I have an extension on UIView implementing a protocol
protocol SomeProtocol {
var property : Int
}
extension UIView : SomeProtocol {
var property : Int {
get {
return 0
}
set {
// do nothing
}
}
}
in a concrete subclass I want to override this extension method:
class Subclass : UIView, SomeProtocol {
var _property : Int = 1
var property : Int {
get { return _property}
set(val) {_property = val}
}
}
I set breakpoints and see that the extension method is called and not the concrete subclass method:
var subclassObject = Subclass()
someObject.doSomethingWithConcreteSubclassObject(subclassObject)
// other code;
fun doSomethingWithConcreteSuclassObject(object : UIView) {
var value = object.property // always goes to extension class get/set
}
As others have noted, Swift does not (yet) allow you to override a method declared in a class extension. However, I'm not sure whether you'll ever get the behavior you want even if/when Swift someday allows you to override these methods.
Consider how Swift deals with protocols and protocol extensions. Given a protocol to print some metasyntactic variable names:
protocol Metasyntactic {
func foo() -> String
func bar() -> String
}
An extension to provide default implementations:
extension Metasyntactic {
func foo() -> String {
return "foo"
}
func bar() -> String {
return "bar"
}
}
And a class that conforms to the protocol:
class FooBar : Metasyntactic {
func foo() -> String {
return "FOO"
}
func bar() -> String {
return "BAR"
}
}
Swift will use dynamic dispatch to call the appropriate implementations of foo() and bar() based on each variable's runtime type rather than on the type inferred by the compiler:
let a = FooBar()
a.foo() // Prints "FOO"
a.bar() // Prints "BAR"
let b: Metasyntactic = FooBar()
b.foo() // Prints "FOO"
b.bar() // Prints "BAR"
If, however, we extend the protocol further to add a new method:
extension Metasyntactic {
func baz() -> String {
return "baz"
}
}
And if we override our new method in a class that conforms to the protocol:
class FooBarBaz : Metasyntactic {
func foo() -> String {
return "FOO"
}
func bar() -> String {
return "BAR"
}
func baz() -> String {
return "BAZ"
}
}
Swift will now use static dispatch to call the appropriate implementation of baz() based on the type inferred by the compiler:
let a = FooBarBaz()
a.baz() // Prints "BAZ"
let b: Metasyntactic = FooBarBaz()
b.baz() // Prints "baz"
Alexandros Salazar has a fantastic blog post explaining this behavior in depth, but suffice it to say that Swift only uses dynamic dispatch for methods declared in the original protocol, not for methods declared in protocol extensions. I imagine the same would be true of class extensions, as well.

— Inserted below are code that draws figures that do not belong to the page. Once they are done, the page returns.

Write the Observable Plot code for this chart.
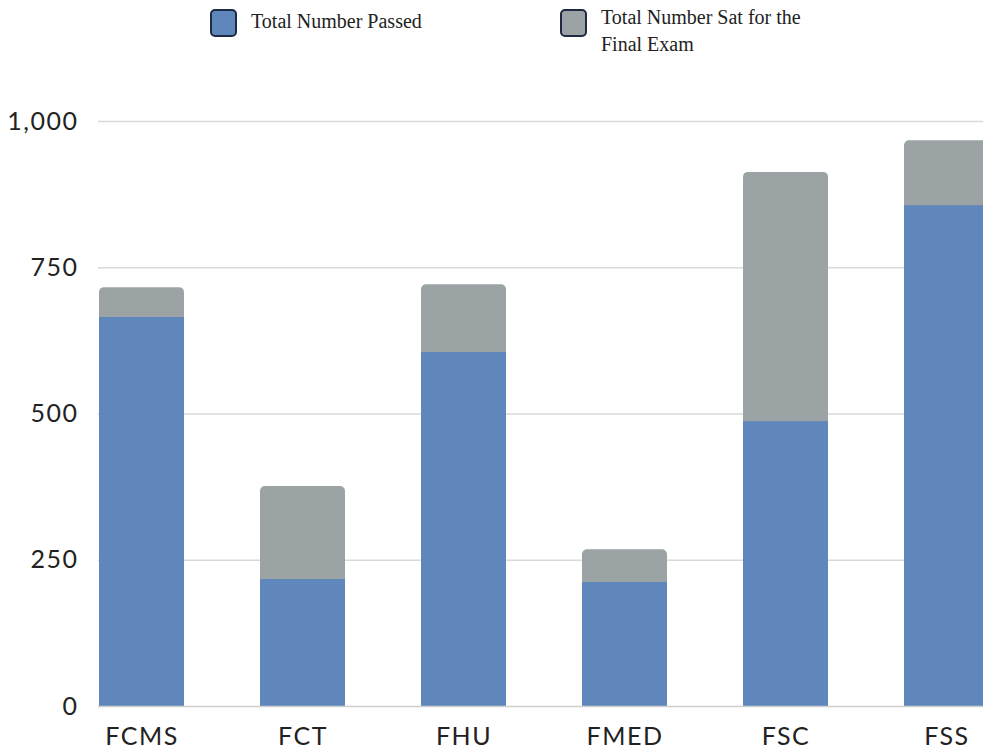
<!DOCTYPE html>
<html>
<head>
<meta charset="utf-8">
<script src="https://cdn.jsdelivr.net/npm/d3@7"></script>
<script src="https://cdn.jsdelivr.net/npm/@observablehq/plot@0.6"></script>
<style>
  html, body { margin: 0; padding: 0; background: #fff; overflow: hidden; }
  #legend { position: relative; height: 62px; width: 983px; font-family: "Liberation Serif", "DejaVu Serif", serif; font-size: 20px; color: #222; }
  .sw { position: absolute; width: 23px; height: 24px; border: 2px solid #1f2b45; border-radius: 5px; box-sizing: content-box; }
  .lt { position: absolute; line-height: 27px; }
  #chart svg { display: block; }
  #chart svg g[aria-label$="axis tick label"] text { letter-spacing: 1.5px; }
</style>
</head>
<body>
<div id="legend"></div>
<div id="chart"></div>
<script>
const faculties = ["FCMS", "FCT", "FHU", "FMED", "FSC", "FSS"];
const passed = [665, 217, 605, 212, 487, 856];
const sat = [716, 376, 721, 268, 913, 967];
const yTicks = [0, 250, 500, 750, 1000];
const seriesNames = ["Total Number Passed", "Total Number Sat for the Final Exam"];
const colors = ["#5f87bb", "#9ca3a5"];

// Legend
const legend = document.getElementById("legend");
legend.innerHTML = `
  <div class="sw" style="left:210px;top:9px;background:${colors[0]}"></div>
  <div class="lt" style="left:251px;top:8px;">${seriesNames[0]}</div>
  <div class="sw" style="left:560px;top:9px;background:${colors[1]}"></div>
  <div class="lt" style="left:601px;top:4px;width:225px;">${seriesNames[1]}</div>
`;

const rows = faculties.map((f, i) => ({faculty: f, passed: passed[i], sat: sat[i]}));

const chart = Plot.plot({
  width: 983,
  height: 687,
  marginTop: 59,
  marginBottom: 43,
  marginLeft: 98,
  marginRight: 0,
  style: {fontFamily: "Lato, sans-serif", color: "#222", background: "#fff"},
  x: {domain: faculties, range: [60, 1027], paddingInner: 0.473, paddingOuter: 0.2365},
  y: {domain: [0, 1000]},
  marks: [
    Plot.ruleY(yTicks.filter(d => d > 0), {stroke: "#d9d9d9", strokeWidth: 1.5}),
    Plot.barY(rows, {x: "faculty", y: "sat", fill: colors[1], rx: 5}),
    Plot.barY(rows, {x: "faculty", y: "passed", fill: colors[0]}),
    Plot.ruleY([0], {stroke: "#cfcfcf", strokeWidth: 1.5}),
    Plot.axisY({ticks: yTicks, tickSize: 0, tickPadding: 20, tickFormat: d3.format(","), fontSize: 25, label: null, fill: "#222"}),
    Plot.axisX({tickSize: 0, tickPadding: 21, fontSize: 25, label: null, fill: "#222"})
  ]
});
document.getElementById("chart").appendChild(chart);
</script>
</body>
</html>
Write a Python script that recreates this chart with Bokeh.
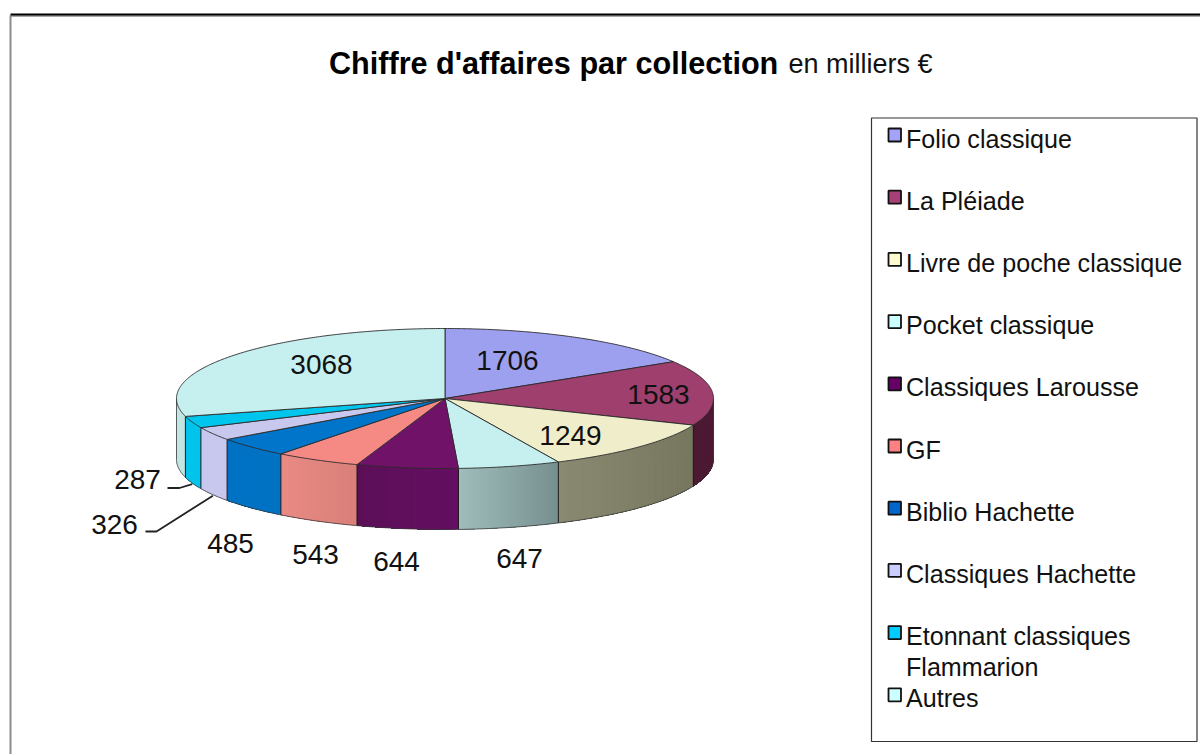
import numpy as np
from bokeh.plotting import figure
from bokeh.models import Range1d
from bokeh.core.properties import value
from bokeh.embed import file_html
from bokeh.resources import INLINE

# ---- data ----
categories = ["Folio classique", "La Pléiade", "Livre de poche classique", "Pocket classique",
              "Classiques Larousse", "GF", "Biblio Hachette", "Classiques Hachette",
              "Etonnant classiques\nFlammarion", "Autres"]
values = [1706, 1583, 1249, 647, 644, 543, 485, 326, 287, 3068]

# ---- styles ----
top_colors = ["#9da0ee", "#9e3f6e", "#f0eeca", "#c6efef", "#701268",
              "#f58a85", "#0075c9", "#c8c8ee", "#00c6ee", "#c6efef"]
side_left = ["#9da0ee", "#4d1a33", "#8a8a72", "#9fbdbb", "#5c0f58",
             "#e98a85", "#0072c4", "#c8c8ee", "#00c4ec", "#c2e8e6"]
side_right = ["#9da0ee", "#4d1a33", "#77775f", "#76908f", "#640f62",
              "#d98079", "#0072c4", "#c8c8ee", "#00c4ec", "#bfe3e1"]
legend_colors = ["#a3a3fb", "#a84078", "#fbfbcf", "#ccffff", "#660066",
                 "#ff8080", "#0066cc", "#ccccff", "#00ccff", "#ccffff"]

CX, CY, RX, RY, DEPTH = 444.5, 398.0, 268.5, 70.0, 61.0
FONT = value("Liberation Sans")


def hex2rgb(h):
    return np.array([int(h[i:i + 2], 16) for i in (1, 3, 5)], float)


def mix(a, b, t):
    c = hex2rgb(a) * (1 - t) + hex2rgb(b) * t
    return "#%02x%02x%02x" % tuple(int(round(v)) for v in c)


def ex(a):
    return CX + RX * np.sin(np.radians(a))


def ey(a):
    return CY - RY * np.cos(np.radians(a))


p = figure(width=1200, height=754, output_backend="svg", toolbar_location=None,
           x_range=Range1d(0, 1200), y_range=Range1d(754, 0), min_border=0,
           background_fill_color="white", border_fill_color="white", outline_line_color=None)
p.axis.visible = False
p.grid.visible = False

# chart frame
p.line([10, 10], [15, 754], line_color="#8c8c8c", line_width=2)
p.line([10, 1200], [15.5, 15.5], line_color="#8c8c8c", line_width=1.5)
p.line([10, 1200], [14, 14], line_color="#000000", line_width=2)

total = sum(values)
edges = np.concatenate([[0], np.cumsum(values)]) / total * 360.0

# rim: only the front half of the ellipse (90..270 deg) can be seen.
# Strips are painted in order, each overlapping the next, so no seams show.
xs, ys, cols = [], [], []
seps = []
for i in range(len(values)):
    a0, a1 = max(edges[i], 90.0), min(edges[i + 1], 270.0)
    if a1 <= a0:
        continue
    n = max(2, int((a1 - a0) * 2))
    grid = np.linspace(a0, a1, n + 1)
    x_lo, x_hi = ex(a1), ex(a0)
    for u, v in zip(grid[:-1], grid[1:]):
        g2 = np.linspace(u, a1, max(2, int((a1 - u) * 2) + 1))
        t = ((ex(u) + ex(v)) / 2 - x_lo) / max(x_hi - x_lo, 1e-6)
        xs.append(np.concatenate([ex(g2), ex(g2[::-1])]))
        ys.append(np.concatenate([ey(g2), ey(g2[::-1]) + DEPTH]))
        cols.append(mix(side_left[i], side_right[i], t))
    seps += [a0, a1]
p.patches(xs, ys, fill_color=cols, line_color=None)

# separators and rim outline
sep_angles = [a for a in sorted(set(np.round(seps, 6))) if 90 < a < 270]
p.multi_line([[ex(a), ex(a)] for a in sep_angles],
             [[ey(a), ey(a) + DEPTH] for a in sep_angles], line_color="#1a1a1a", line_width=1)
arc = np.linspace(90, 270, 361)
p.line(ex(arc), ey(arc) + DEPTH, line_color="#3a3a3a", line_width=0.8)
p.line([ex(90), ex(90)], [ey(90), ey(90) + DEPTH], line_color="#3a3a3a", line_width=0.8)
p.line([ex(270), ex(270)], [ey(270), ey(270) + DEPTH], line_color="#3a3a3a", line_width=0.8)

# top wedges
wx, wy = [], []
for i in range(len(values)):
    g = np.linspace(edges[i], edges[i + 1], max(3, int(edges[i + 1] - edges[i]) * 2))
    wx.append(np.concatenate([[CX], ex(g)]))
    wy.append(np.concatenate([[CY], ey(g)]))
p.patches(wx, wy, fill_color=top_colors, line_color="#2a2a2a", line_width=0.9)

# leader lines of the two smallest slices
mids = (edges[:-1] + edges[1:]) / 2
p.line([145, 156, ex(mids[7])], [531, 531, ey(mids[7]) + DEPTH + 1], line_color="#222222", line_width=1.8)
p.line([167, 179, ex(mids[8])], [487.5, 487.5, ey(mids[8]) + DEPTH + 1], line_color="#222222", line_width=1.8)

# value labels
label_x = [507, 658, 570, 519, 396, 315, 230, 114, 137, 321]
label_y = [360, 394, 434.5, 557.5, 560.5, 553.5, 542.5, 523.5, 479, 364]
p.text(label_x, label_y, text=[str(v) for v in values], text_font=FONT, text_font_size="28px",
       text_color="#111111", text_align="center", text_baseline="middle")

# title
p.text([328.5], [62], text=["Chiffre d'affaires par collection"], text_font=FONT, text_font_style="bold",
       text_font_size="30.6px", text_color="#000000", text_baseline="middle")
p.text([788], [63.5], text=["en milliers €"], text_font=FONT, text_font_size="27px",
       text_color="#111111", text_baseline="middle")

# legend
p.quad(left=[871], right=[1196.5], top=[117.5], bottom=[741], fill_color="white",
       line_color="#333333", line_width=1.2)
leg_y = [138 + 62.2 * k for k in range(10)]
p.quad(left=[888] * 10, right=[900.5] * 10, top=[y - 10 for y in leg_y], bottom=[y + 3 for y in leg_y],
       fill_color=legend_colors, line_color="#111111", line_width=1.8)
leg_text, leg_tx, leg_ty = [], [], []
for name, y in zip(categories, leg_y):
    for j, part in enumerate(name.split("\n")):
        leg_text.append(part)
        leg_tx.append(905.5)
        leg_ty.append(y + j * 30.5)
p.text(leg_tx, leg_ty, text=leg_text, text_font=FONT, text_font_size="25.1px",
       text_color="#111111", text_baseline="middle")

open("out.html", "w").write(file_html(p, INLINE))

I know this question has been asked a while ago. But this will be handy for someone who looking for an easier way. There is a way of overriding an extension methods. I know its bit hacky but it does the job beautifully.
If you declare your protocol with #objc
#objc protocol MethodOverridable {
func overrideMe()
}
In Extension
extension MainClass: MethodOverridable {
func overrideMe() {
print("Something useful")
}
}
Subclass - You can able to override it in your subclass. It works like a magic. Well, not really when adding #objc it exposes your protocol to Objective-C and its Runtime. That allows your subclass to override.
class SubClass: MainClass {
override func overrideMe() {
print("Something more useful")
}
}
Swift 5
class Class
{
#objc dynamic func make() { print("make from class") }
}
class SubClass: Class {}
extension SubClass {
override func make() {
print("override")
}
}
It looks like you can override property for 2nd super class property. For example, you can access UIView property by making extension to the UILabel wanting to override frame property of UIView. This sample works for me in Xcode 6.3.2
extension UILabel {
override public var frame: CGRect {
didSet {
println("\(frame)")
}
}
}
You can't do this through normal means.
It's in Apple's docs that you can't override a method in an extension in a subclass.
Also, extensions can add new functionality to a type, but they cannot override existing functionality.
https://docs.swift.org/swift-book/LanguageGuide/Extensions.html
I think you forgot to override the superclass property in your subclass:
class Subclass : UIView {
var _property : Int = 1
override var property : Int {
get { return _property}
set(val) {_property = val}
}
}